Tuesday, April 30, 2002
 

Youth Let Their Thumbs Do the Talking in Japan. With its text messaging mania, Japan has become a national experiment for intensive thumb use.

Fun With Your Zip Program. "Using little more than the zipping programs found on most personal computers, [Italian scientists] can easily distinguish between texts written in 10 different languages and almost unfailingly tell which of a large group of texts were written by the same author.... The researchers used their method to measure the linguistic "distance" between more than 50 translations of this document. From these distances, they constructed a family tree of languages that is virtually identical to the one constructed by linguists. " 

Machines Are Filling In for Troops: "the Pentagon, energized by successes in Afghanistan, is moving ever closer to draining the human drama from the battlefield and replacing it with a ballet of machines. Rapid advances in technology have brought an array of sensors, vehicles and weapons that can be operated by remote control or are totally autonomous." [Evidently the "enemy" doesn't count as human.]

Monday, April 29, 2002
 

Paul Nakada's Segway weblog

Thursday, April 25, 2002
 

Oil Fields' Free Refill: "DEEP UNDERWATER, and deeper underground, scientists see surprising hints that gas and oil deposits can be replenished, filling up again, sometimes rapidly. Although it sounds too good to be true, increasing evidence from the Gulf of Mexico suggests that some old oil fields are being refilled by petroleum surging up from deep below, scientists report. That may mean that current estimates of oil and gas abundance are far too low.... [Discovery of] chemo-synthetic communities, creatures that get their energy from hydrocarbons -- oil and gas -- rather than from ordinary foods. So these animals are very much like, but still different from, recently discovered creatures living near very hot seafloor vent sites in the Pacific, Atlantic and other oceans. The difference... is that the animals living around cold seeps live on methane and oil, while the creatures growing near hot water vents exploit sulfur compounds in the hot water.....  In some areas, the methane-metabolizing organisms even build up structures that resemble coral reefs."  [Lovely implications of earth's unsuspected capacities, and horrid implications of centuries more of the automobile's reign of terror.]


Wednesday, April 17, 2002
 

Prime Palaver #3: Baen Free Library online - "It does not follow that simply because a copy is available for free that sales will therefore be hurt.

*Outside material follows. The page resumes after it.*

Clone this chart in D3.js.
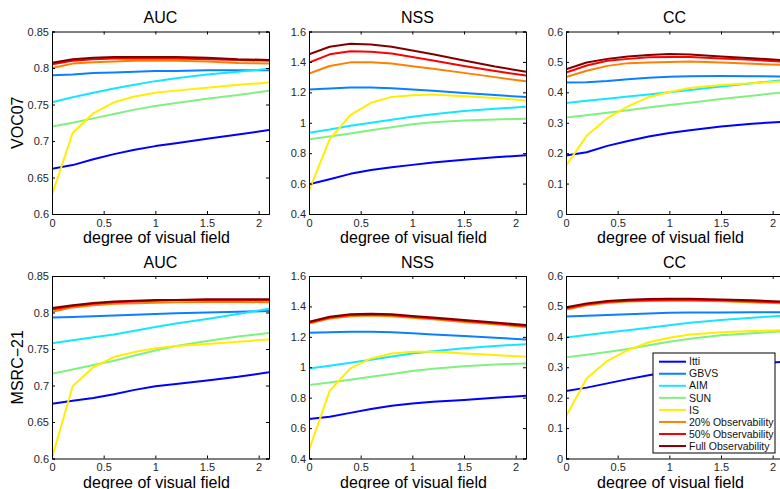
<!DOCTYPE html>
<html>
<head>
<meta charset="utf-8">
<script src="https://cdn.jsdelivr.net/npm/d3@7"></script>
<style>
  body { margin: 0; background: #fff; }
  text { font-family: "Liberation Sans", Arial, Helvetica, sans-serif; }
</style>
</head>
<body>
<svg id="chart" width="780" height="489"></svg>
<script>
// x positions (degree of visual field)
const degrees = [0, 0.2, 0.4, 0.6, 0.8, 1.0, 1.2, 1.5, 1.8, 2.1]

const methods = ['Itti', 'GBVS', 'AIM', 'SUN', 'IS', '20% Observability', '50% Observability', 'Full Observability']
const colors = ['#0000ff', '#0a80ff', '#14e6ff', '#80f080', '#ffee00', '#ff8000', '#ff0000', '#800000']

const datasets = ['VOC07', 'MSRC\u221221']
const metrics = ['AUC', 'NSS', 'CC']

const xTicks = [0, 0.5, 1, 1.5, 2]
const aucTicks = [0.6, 0.65, 0.7, 0.75, 0.8, 0.85]
const nssTicks = [0.4, 0.6, 0.8, 1, 1.2, 1.4, 1.6]
const ccTicks = [0, 0.1, 0.2, 0.3, 0.4, 0.5, 0.6]

// one row per method, same order as `methods`
const voc07AUC = [
  [0.662, 0.667, 0.675, 0.682, 0.688, 0.693, 0.697, 0.703, 0.709, 0.715],
  [0.790, 0.791, 0.793, 0.794, 0.795, 0.796, 0.796, 0.797, 0.797, 0.797],
  [0.753, 0.760, 0.766, 0.772, 0.777, 0.782, 0.786, 0.791, 0.795, 0.799],
  [0.720, 0.725, 0.731, 0.737, 0.743, 0.748, 0.752, 0.758, 0.763, 0.769],
  [0.626, 0.711, 0.738, 0.753, 0.761, 0.766, 0.769, 0.773, 0.777, 0.780],
  [0.800, 0.806, 0.808, 0.809, 0.810, 0.810, 0.810, 0.809, 0.807, 0.806],
  [0.805, 0.810, 0.812, 0.813, 0.813, 0.813, 0.813, 0.812, 0.811, 0.810],
  [0.807, 0.812, 0.814, 0.815, 0.815, 0.815, 0.815, 0.814, 0.812, 0.811]
]
const voc07NSS = [
  [0.596, 0.629, 0.664, 0.690, 0.708, 0.723, 0.738, 0.756, 0.773, 0.787],
  [1.218, 1.225, 1.231, 1.231, 1.227, 1.218, 1.210, 1.195, 1.182, 1.169],
  [0.934, 0.955, 0.980, 1.000, 1.020, 1.040, 1.056, 1.077, 1.092, 1.105],
  [0.891, 0.910, 0.930, 0.950, 0.970, 0.990, 1.003, 1.015, 1.022, 1.026],
  [0.553, 0.891, 1.050, 1.131, 1.170, 1.181, 1.185, 1.175, 1.162, 1.147],
  [1.323, 1.373, 1.397, 1.397, 1.390, 1.372, 1.355, 1.328, 1.300, 1.272],
  [1.395, 1.450, 1.470, 1.467, 1.455, 1.433, 1.410, 1.373, 1.340, 1.310],
  [1.450, 1.500, 1.520, 1.515, 1.500, 1.475, 1.450, 1.410, 1.370, 1.335]
]
const voc07CC = [
  [0.192, 0.203, 0.224, 0.240, 0.255, 0.266, 0.275, 0.288, 0.297, 0.303],
  [0.432, 0.433, 0.437, 0.443, 0.448, 0.451, 0.453, 0.454, 0.453, 0.452],
  [0.365, 0.372, 0.379, 0.386, 0.393, 0.400, 0.408, 0.419, 0.430, 0.440],
  [0.317, 0.325, 0.333, 0.341, 0.350, 0.358, 0.366, 0.378, 0.389, 0.400],
  [0.159, 0.257, 0.315, 0.354, 0.384, 0.401, 0.414, 0.424, 0.430, 0.436],
  [0.450, 0.471, 0.487, 0.496, 0.498, 0.500, 0.501, 0.498, 0.494, 0.490],
  [0.465, 0.488, 0.504, 0.510, 0.515, 0.516, 0.516, 0.511, 0.507, 0.501],
  [0.476, 0.498, 0.510, 0.518, 0.523, 0.526, 0.524, 0.518, 0.512, 0.506]
]
const msrcAUC = [
  [0.675, 0.679, 0.683, 0.688, 0.694, 0.699, 0.702, 0.707, 0.712, 0.718],
  [0.793, 0.794, 0.795, 0.796, 0.797, 0.798, 0.799, 0.800, 0.801, 0.802],
  [0.758, 0.762, 0.766, 0.770, 0.775, 0.780, 0.785, 0.791, 0.798, 0.805],
  [0.716, 0.722, 0.728, 0.734, 0.741, 0.748, 0.754, 0.761, 0.767, 0.772],
  [0.601, 0.699, 0.725, 0.739, 0.746, 0.751, 0.754, 0.757, 0.760, 0.763],
  [0.801, 0.807, 0.810, 0.812, 0.8125, 0.8135, 0.814, 0.8145, 0.8145, 0.814],
  [0.804, 0.809, 0.812, 0.814, 0.815, 0.816, 0.817, 0.817, 0.817, 0.817],
  [0.806, 0.810, 0.813, 0.815, 0.816, 0.817, 0.817, 0.818, 0.818, 0.818]
]
const msrcNSS = [
  [0.659, 0.674, 0.700, 0.725, 0.747, 0.762, 0.773, 0.784, 0.799, 0.812],
  [1.227, 1.230, 1.233, 1.234, 1.230, 1.223, 1.216, 1.205, 1.194, 1.183],
  [0.992, 1.010, 1.030, 1.050, 1.070, 1.090, 1.105, 1.125, 1.140, 1.152],
  [0.883, 0.900, 0.918, 0.937, 0.956, 0.975, 0.990, 1.007, 1.018, 1.025],
  [0.455, 0.845, 0.992, 1.058, 1.090, 1.102, 1.102, 1.090, 1.080, 1.069],
  [1.287, 1.320, 1.336, 1.340, 1.336, 1.325, 1.315, 1.298, 1.282, 1.265],
  [1.294, 1.327, 1.343, 1.347, 1.343, 1.332, 1.322, 1.305, 1.289, 1.272],
  [1.299, 1.332, 1.348, 1.352, 1.348, 1.337, 1.327, 1.310, 1.294, 1.277]
]
const msrcCC = [
  [0.222, 0.233, 0.247, 0.261, 0.274, 0.285, 0.293, 0.303, 0.311, 0.318],
  [0.467, 0.469, 0.472, 0.474, 0.477, 0.479, 0.480, 0.480, 0.481, 0.481],
  [0.398, 0.406, 0.414, 0.422, 0.430, 0.438, 0.446, 0.455, 0.463, 0.469],
  [0.333, 0.341, 0.350, 0.360, 0.372, 0.384, 0.394, 0.405, 0.412, 0.418],
  [0.139, 0.263, 0.321, 0.356, 0.382, 0.397, 0.408, 0.415, 0.419, 0.422],
  [0.490, 0.504, 0.512, 0.516, 0.518, 0.519, 0.519, 0.517, 0.514, 0.510],
  [0.494, 0.507, 0.515, 0.519, 0.521, 0.522, 0.522, 0.520, 0.517, 0.513],
  [0.497, 0.510, 0.518, 0.522, 0.524, 0.525, 0.525, 0.523, 0.520, 0.516]
]

const panels = [
  [voc07AUC, voc07NSS, voc07CC],
  [msrcAUC, msrcNSS, msrcCC]
]
const yTicks = [aucTicks, nssTicks, ccTicks]

const svg = d3.select('svg#chart')

const colX = [52, 309, 566]
const rowY = [31.5, 276]
const plotW = 217
const plotH = 182.5

const line = (x, y) => d3.line()
  .x((d, i) => x(degrees[i]))
  .y(d => y(d))

panels.forEach((row, r) => {
  row.forEach((series, c) => {
    const ticks = yTicks[c]
    const x = d3.scaleLinear().domain([0, 2.1]).range([0, plotW])
    const y = d3.scaleLinear().domain([ticks[0], ticks[ticks.length - 1]]).range([plotH, 0])

    const g = svg.append('g')
      .attr('transform', `translate(${colX[c]},${rowY[r]})`)

    const clipId = `clip-${r}-${c}`
    g.append('clipPath').attr('id', clipId)
      .append('rect').attr('width', plotW).attr('height', plotH)

    g.append('g').attr('clip-path', `url(#${clipId})`)
      .selectAll('path')
      .data(series)
      .enter().append('path')
      .attr('d', d => line(x, y)(d))
      .attr('fill', 'none')
      .attr('stroke', (d, i) => colors[i])
      .attr('stroke-width', 2)
      .attr('stroke-linejoin', 'round')

    // inward ticks on every side, matlab style
    const bottom = g.append('g')
      .attr('transform', `translate(0,${plotH})`)
      .call(d3.axisBottom(x).tickValues(xTicks).tickSize(-3).tickPadding(5).tickFormat(d3.format('')))
    const left = g.append('g')
      .call(d3.axisLeft(y).tickValues(ticks).tickSize(-3).tickPadding(3).tickFormat(d3.format('')))
    g.append('g')
      .call(d3.axisTop(x).tickValues(xTicks).tickSize(-3).tickFormat(''))
    g.append('g')
      .attr('transform', `translate(${plotW},0)`)
      .call(d3.axisRight(y).tickValues(ticks).tickSize(-3).tickFormat(''))

    g.selectAll('.domain').attr('stroke', '#000').attr('stroke-width', 1)
    g.selectAll('.tick line').attr('stroke', '#000')
    g.selectAll('.tick text').attr('fill', '#262626').style('font-size', '11px')

    g.append('text')
      .attr('x', plotW / 2)
      .attr('y', -8.5)
      .attr('text-anchor', 'middle')
      .style('font-size', '16px')
      .text(metrics[c])

    g.append('text')
      .attr('x', plotW / 2 - 4)
      .attr('y', plotH + 29)
      .attr('text-anchor', 'middle')
      .style('font-size', '16px')
      .text('degree of visual field')

    if (c === 0) {
      g.append('text')
        .attr('transform', `translate(${17 - colX[0]},${plotH / 2}) rotate(-90)`)
        .attr('dy', '0.35em')
        .attr('text-anchor', 'middle')
        .style('font-size', '16px')
        .text(datasets[r])
    }

    if (r === 1 && c === 2) {
      const lg = g.append('g').attr('transform', `translate(${653 - colX[2]},${353 - rowY[1]})`)
      lg.append('rect')
        .attr('width', 122).attr('height', 100)
        .attr('fill', '#fff').attr('stroke', '#000').attr('stroke-width', 1)
      const item = lg.selectAll('.item')
        .data(methods)
        .enter().append('g')
        .attr('transform', (d, i) => `translate(0,${8.7 + i * 12.05})`)
      item.append('line')
        .attr('x1', 6).attr('x2', 33)
        .attr('stroke', (d, i) => colors[i])
        .attr('stroke-width', 2)
      item.append('text')
        .attr('x', 36)
        .attr('dy', '0.35em')
        .style('font-size', '10.5px')
        .attr('fill', '#111')
        .text(d => d)
    }
  })
})
</script>
</body>
</html>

In fact, they are more likely to be helped, for the simple reason that free copies-call them "samplers," if you will-are often the necessary inducement to convince people to buy something."

Monday, April 08, 2002
 

A unified theory of software evolution: Meir "Manny" Lehman

Sunday, April 07, 2002
 

Rooting out plagiarists with software. It's become easy for students to buy term papers on the Web and copy research they find online. But now, with the help of a few start-ups, some teachers are fighting back.